Some reasons why these books work well:
- the stories are fully decodable and provide opportunities to practice skills learned; new vocabulary is introduced at the beginning of each story and you can do sorts, word analysis etc. as needed before reading
- the stories gradually increase in difficulty, not only in terms of code but also in syntactical complexity, sentence length, and use of multisyllabic words. The increase is gradual and students are successful with it. There are rate and accuracy criteria for reading each story, so you know when students need to reread or need additional work before proceeding.
- the stories incorporate both fiction and non-fiction, with a lot of science/social studies content. This helps students learn to read different types of text and organize and classify information.
- the stories are in mini-series — 4-10 stories on same topic, for instance, so you can use them as the basis for a mini-unit (for example, on inventions, characteristics of living things, or the human body); these can provide that “massed practice” and also builds vocabulary and basic conceptual frameworks. When accelerating, you can elect to “skip” a series of stories and move on to the next, as long as the student meets the criteria for the next stories.
- the workbook is well-done, with both higher-level thinking exercises and rote recall, vocabulary and sequencing type questions. You can have the student do most of the workbook exercises for homework. There is lots of repetition, which ensures long-term retention of important concepts and vocabulary.
- fluency work is built-in, but the criteria are low. I would raise it, myself, using benchmarks from DIBELS for the grade the student is in. Students enjoy keeping an ongoing graph of their rate. The textbook has little asterisks in the text marking 100-word intervals, making it easy to do rate checkouts.
- If students have good code knowledge at a Grade 2 level, I find most can get to a Grade 4 level (as measured by standardized tests as well as informal checkouts) within half a school year, even if they are “LD.” Kids with lower cognitive abilities will progress more slowly but will still make dramatic gains.
— the materials lend themselves to co-ordination with classroom work and independent research projects, if applicable. There are some suggestions for these in the texts themselves.
— Most of the materials can be had on Ebay fairly cheaply. If you buy from the company (SRA) you have to buy student sets of 5, which may be more than you want.

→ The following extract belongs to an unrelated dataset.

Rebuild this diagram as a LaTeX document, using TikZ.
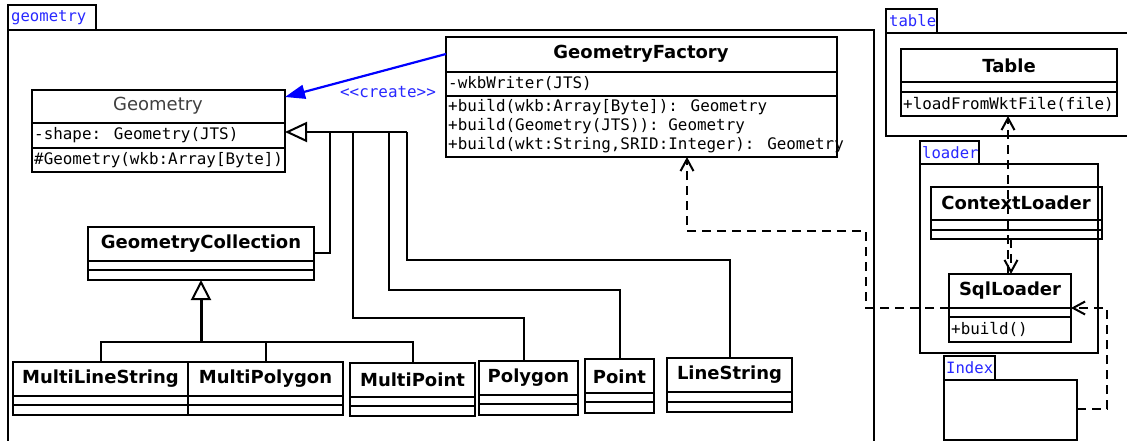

— although the workbooks are designed to be consumable, I find it works fine to have the students write the answers in a notebook instead. For those for whom this would be too challenging, using plastic page protectors over the workbook, and writing with dry-erase markers, works well. That way the books are re-usable.
Susan S.
Ontario, Canada
Re: What Do You DO Between PG (code instruction) and REWARDS?
Reading Mastery sounds like the kind of program that is needed, thanks. When I get a little money I’ll go to Amazon and take a look for it.
Personally I am very iffy about any stress on speed, but it sounds like the skills and content are all there which is the most important thing.
Re: What Do You DO Between PG (code instruction) and REWARDS?
Y’all are the BEST!!! Thank you!
I am excited to know that a lower level REWARDS is coming out! And the Reading Mastery sounds perfect in the meanwhile for the kids who are a little old for RALP books.
Janis
Look at Shay’s old posts for her general outline of what she does. She also posted a long guest post in the last couple of days, if you look for it.
For myself, I continue with the same phonics series I use all along, which moves into syllabification and word parts and variant spellings after the code is taught. I use in parallel to this old basals with very good deveopmental comprehension workbooks — or else just the workbooks and reading good youth novels.
This transition is really hard for most people, I think.